Anthony wrote on social media: “Cotton Eyed Joe has been cancelled [sic]. Ultimately, it’s my fault for not being more directly involved with the venues who have reached out. My plate has been full and I delegated the responsibility to someone else to help me book. I am not pointing fingers at Cotton Eyed Joe, I don’t know where the miscommunication took place. I’m just upset seeing those prices.”
Anthony went on to offer full refunds, from his own pocket if need be, and a promise to find another venue where tickets could be had for $25 dollars. The post on Anthony’s Instagram took it a step further: “Don’t buy $90 Cotton Eyed Joe tickets or $200 for a meet and greet. That’s not acceptable. Just saw the Facebook post and lost my s***. Miscommunication with my friend booking shows and I. My shows should never cost more than $40, ideally no more than $25. Hell, out of the 4 shows we have currently done, 2 of them have been completely free. This will get straightened out tonight. Hold off on buying tickets for now.”
Naturally, this didn’t sit well with the club, and they fired back at Anthony: “The North Man of Richmond contracted to play the Cotton Eyed Joe for $120,000 for 60 minutes …. after doing the math and knowing we can only hold apprx. 1500 people, paying the ticket website their fee to sell the tickets, paying the tax man, opening the JOE on a closed night … we set the ticket price to break even and bring our customers a show we thought would be fun. To our talent agency and promotor friends that follow us … be careful booking the North Man of Richmond.”

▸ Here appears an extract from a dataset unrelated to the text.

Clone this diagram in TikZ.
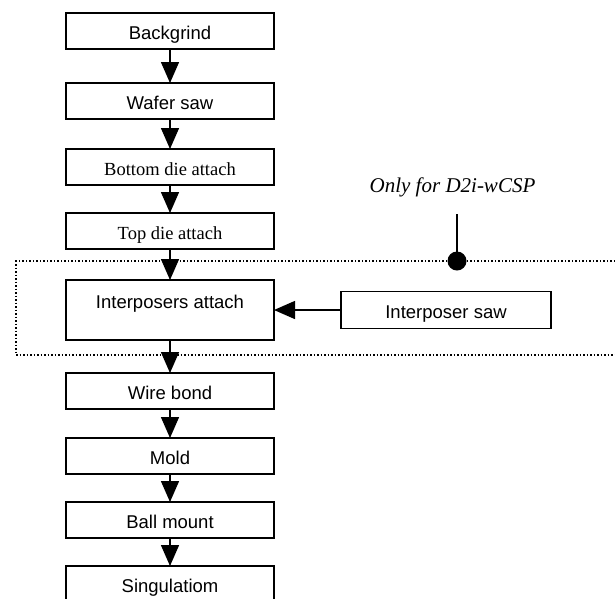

The venue wasn’t happy, Oliver Anthony wasn’t happy, and ultimately the fans weren’t either. Even if the Cotton Eyed Joe is being transparent about their costs, you still have to admire the artist for not allowing what he felt was price-gouging.
It is likely a battle Anthony won’t win long term. As his popularity grows, so will the demand, and so will ticket prices. For now, it is good to see him stand up for the working folks, unlike the former Boss.